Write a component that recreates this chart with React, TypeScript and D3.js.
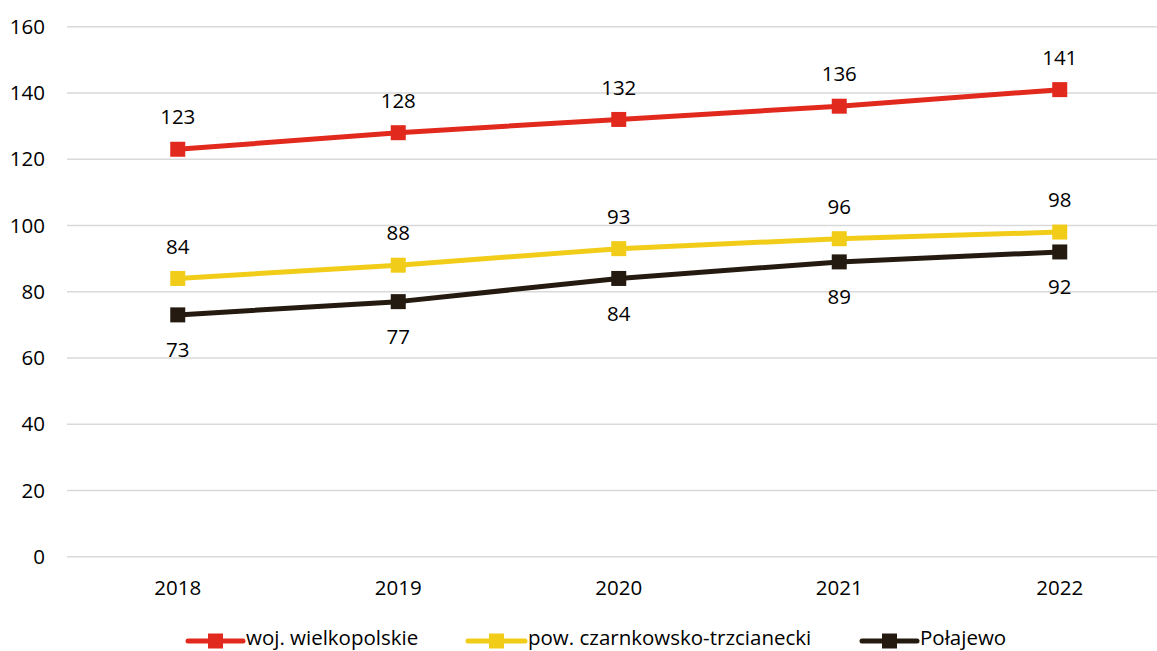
import React from "react";
import * as d3 from "d3";

const years = ["2018", "2019", "2020", "2021", "2022"];
const wojValues = [123, 128, 132, 136, 141];
const powValues = [84, 88, 93, 96, 98];
const polValues = [73, 77, 84, 89, 92];
const yTicks = [0, 20, 40, 60, 80, 100, 120, 140, 160];

const seriesNames = ["woj. wielkopolskie", "pow. czarnkowsko-trzcianecki", "Połajewo"];

const W = 1157;
const H = 651;
const FONT = "'Open Sans', 'Noto Sans', sans-serif";
const FS = 20.5;

export default function App() {
  const x = d3.scalePoint<string>().domain(years).range([67.5, 1170]).padding(0.5);
  const y = d3.scaleLinear().domain([0, 160]).range([556.7, 26.7]);
  const line = d3
    .line<number>()
    .x((_, i) => x(years[i]) as number)
    .y((d) => y(d));

  const series = [
    { name: seriesNames[0], values: wojValues, color: "#E12A1D", labelDy: -32 },
    { name: seriesNames[1], values: powValues, color: "#F1CD1A", labelDy: -32 },
    { name: seriesNames[2], values: polValues, color: "#251A10", labelDy: 35 },
  ];

  const legend = [
    { x0: 188, x1: 243, tx: 246 },
    { x0: 468, x1: 525, tx: 528 },
    { x0: 862, x1: 917, tx: 920 },
  ];

  return (
    <svg width={W} height={H} style={{ position: "absolute", left: 0, top: 0, background: "#fff" }} fontFamily={FONT}>
      {yTicks.map((t) => (
        <g key={t}>
          <line x1={67} x2={1170} y1={y(t)} y2={y(t)} stroke="#D9D9D9" strokeWidth={1.5} />
          <text x={45} y={y(t)} dy="0.35em" textAnchor="end" fontSize={FS} fill="#000">
            {t}
          </text>
        </g>
      ))}
      {years.map((yr) => (
        <text key={yr} x={x(yr)} y={588} dy="0.35em" textAnchor="middle" fontSize={FS} fill="#000">
          {yr}
        </text>
      ))}
      {series.map((s) => (
        <g key={s.name}>
          <path d={line(s.values) || ""} fill="none" stroke={s.color} strokeWidth={5} strokeLinejoin="round" />
          {s.values.map((v, i) => (
            <rect
              key={i}
              x={(x(years[i]) as number) - 7.5}
              y={y(v) - 7.5}
              width={15}
              height={15}
              fill={s.color}
            />
          ))}
          {s.values.map((v, i) => (
            <text
              key={"l" + i}
              x={x(years[i])}
              y={y(v) + s.labelDy}
              dy="0.35em"
              textAnchor="middle"
              fontSize={FS}
              fill="#000"
            >
              {v}
            </text>
          ))}
        </g>
      ))}
      {series.map((s, i) => {
        const L = legend[i];
        const cy = 641;
        const cx = (L.x0 + L.x1) / 2;
        return (
          <g key={"lg" + i}>
            <line x1={L.x0} x2={L.x1} y1={cy} y2={cy} stroke={s.color} strokeWidth={5} strokeLinecap="round" />
            <rect x={cx - 7.5} y={cy - 7.5} width={15} height={15} fill={s.color} />
            <text x={L.tx} y={645} fontSize={FS} fill="#000">
              {s.name}
            </text>
          </g>
        );
      })}
    </svg>
  );
}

* * *

[WORK TO DO]:
Starting with the first line of the data above and ending with the line containing "import * as", please restate every line exactly, leaving images out.

[EXERCISE OUTPUT]:
Write a component that recreates this chart with React, TypeScript and D3.js.
import React from "react";
import * as d3 from "d3";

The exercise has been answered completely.